Un monde de douleur

BALTIMORE – La douleur est omniprésente dans la vie. Inextricablement liée à la conscience, elle est une expérience que partagent toutes les créatures vivantes dotées d’un système nerveux avancé. Pour nos ancêtres, qui menaient des existences de tous les dangers, la douleur leur conférait un avantage évolutionnaire en cela qu’elle signalait la nécessité de se défaire de sa cause immédiate. Mais l’évolution n’est pas parvenue à rester en phase avec les avancées biomédicales et technologiques, permettant à la douleur chronique (la douleur qui persiste au-delà d’une blessure ou d’une condition aigües) de devenir une maladie propre.

Il est difficile de surestimer l’impact sociétal de la douleur chronique. Selon l’Institut Américain de Médecine, une personne sur trois souffre de douleurs chroniques – soit plus que de maladie cardiaque, de cancer, et de diabète réunis. La douleur est la première cause d’incapacité ou d’invalidité, surtout les douleurs dorsales chez les personnes de moins de 45 ans, et les douleurs articulaires chez les individus plus âgés. Rien qu’au Etats-Unis, le coût de la douleur chronique est estimé à plus de 600 milliards de dollars par an.

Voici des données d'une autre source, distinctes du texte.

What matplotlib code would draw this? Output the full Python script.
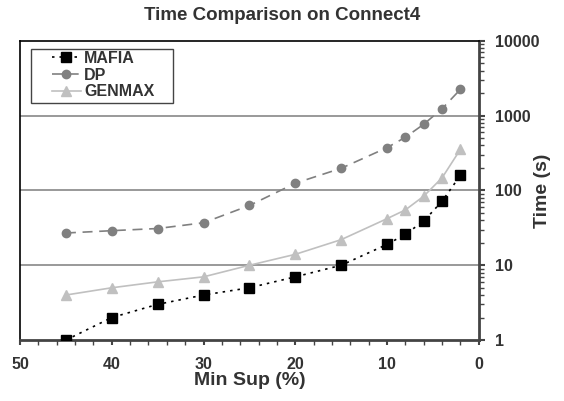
import matplotlib
matplotlib.use("Agg")
import matplotlib.pyplot as plt
from matplotlib.patches import Rectangle
from matplotlib.ticker import FixedLocator, LogLocator, NullFormatter

plt.rcParams['font.family'] = ['Liberation Sans', 'DejaVu Sans']
plt.rcParams['font.weight'] = 'bold'

min_sup = [45, 40, 35, 30, 25, 20, 15, 10, 8, 6, 4, 2]
mafia = [1, 2, 3, 4, 5, 7, 10, 19, 26, 39, 72, 160]
dp = [27, 29, 31, 37, 63, 125, 198, 374, 515, 769, 1242, 2254]
genmax = [4, 5, 6, 7, 10, 14, 22, 42, 55, 84, 148, 356]
x_ticks = [50, 40, 30, 20, 10, 0]
y_ticks = [1, 10, 100, 1000, 10000]

text_col = '#333333'

fig = plt.figure(figsize=(5.64, 4.01), dpi=100)
ax = fig.add_axes([0.0355, 0.152, 0.8135, 0.746])

for y in [10, 100, 1000]:
    ax.axhline(y, color='#888888', lw=1.2, zorder=1)

ax.plot(min_sup, mafia, color='black', ls=(0, (1.5, 3)), lw=1.2, marker='s',
        markersize=6.5, markerfacecolor='black', label='MAFIA', zorder=4)
ax.plot(min_sup, dp, color='#808080', ls=(0, (6, 4)), lw=1.2, marker='o',
        markersize=6, label='DP', zorder=3)
ax.plot(min_sup, genmax, color='#c0c0c0', ls='-', lw=1.2, marker='^',
        markersize=6.5, label='GENMAX', zorder=3)

ax.set_yscale('log')
ax.set_ylim(1, 10000)
ax.set_xlim(50, 0)

ax.xaxis.set_major_locator(FixedLocator(x_ticks))
ax.xaxis.set_minor_locator(FixedLocator(list(range(0, 51, 2))))
ax.yaxis.set_major_locator(FixedLocator(y_ticks))
ax.yaxis.set_minor_locator(LogLocator(base=10, subs=range(2, 10)))
ax.yaxis.set_minor_formatter(NullFormatter())
ax.set_yticklabels([str(v) for v in y_ticks])
ax.set_xticklabels([str(v) for v in x_ticks])

ax.yaxis.tick_right()
ax.yaxis.set_label_position('right')
ax.tick_params(axis='y', which='major', length=4.5, width=1.5, color='#444444',
               labelsize=11.5, labelcolor=text_col, pad=7)
ax.tick_params(axis='y', which='minor', length=3.5, width=1, color='#444444')
ax.tick_params(axis='x', which='major', length=3.5, width=1.5, color='#444444',
               labelsize=11.5, labelcolor=text_col, pad=9)
ax.tick_params(axis='x', which='minor', length=3.5, width=1, color='#444444')

for s in ['bottom', 'right']:
    ax.spines[s].set_color('#444444')
    ax.spines[s].set_linewidth(2)
for s in ['top', 'left']:
    ax.spines[s].set_color('black')
    ax.spines[s].set_linewidth(1.2)

ax.set_xlabel('Min Sup (%)', fontsize=14, fontweight='bold', color=text_col, labelpad=0)
ax.set_ylabel('Time (s)', fontsize=14, fontweight='bold', color=text_col, labelpad=-4)
fig.text(0.5, 1 - 15 / 401, 'Time Comparison on Connect4', fontsize=13.5,
         fontweight='bold', color=text_col, ha='center', va='center')

# legend frame drawn separately so the handles can sit inset
fig.patches.append(Rectangle((31 / 564, 1 - 103 / 401), 142 / 564, 54 / 401,
                             transform=fig.transFigure, fill=False,
                             edgecolor='#444444', lw=1, zorder=5))
leg = ax.legend(loc='upper left', bbox_to_anchor=(52 / 564, 1 - 51 / 401),
                bbox_transform=fig.transFigure, fontsize=11.5, frameon=False,
                borderpad=0, labelspacing=0.1, handlelength=1.8,
                handletextpad=0.2, borderaxespad=0)
for t in leg.get_texts():
    t.set_color(text_col)
    t.set_fontweight('bold')

fig.savefig('out.png', dpi=100)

La douleur peut être classée selon une variété de facteurs, comme la durée et la localisation. Mais la catégorisation la plus utile est fondée sur les mécanismes. La douleur nociceptive, qui provient d’un lésion des tissus non nerveux, survient lorsque par exemple une personne se tort la cheville. Un exemple de douleur nociceptive chronique est l’arthrite. La douleur neuropathique, par ailleurs, survient à la suite d’une lésion ou d’une maladie affectant le système nerveux. Les lésions nerveuses du diabète (neuropathie diabétique) et les douleurs persistantes à la suite d’un zona (névralgies post-zostériennes) en sont les causes les plus communes.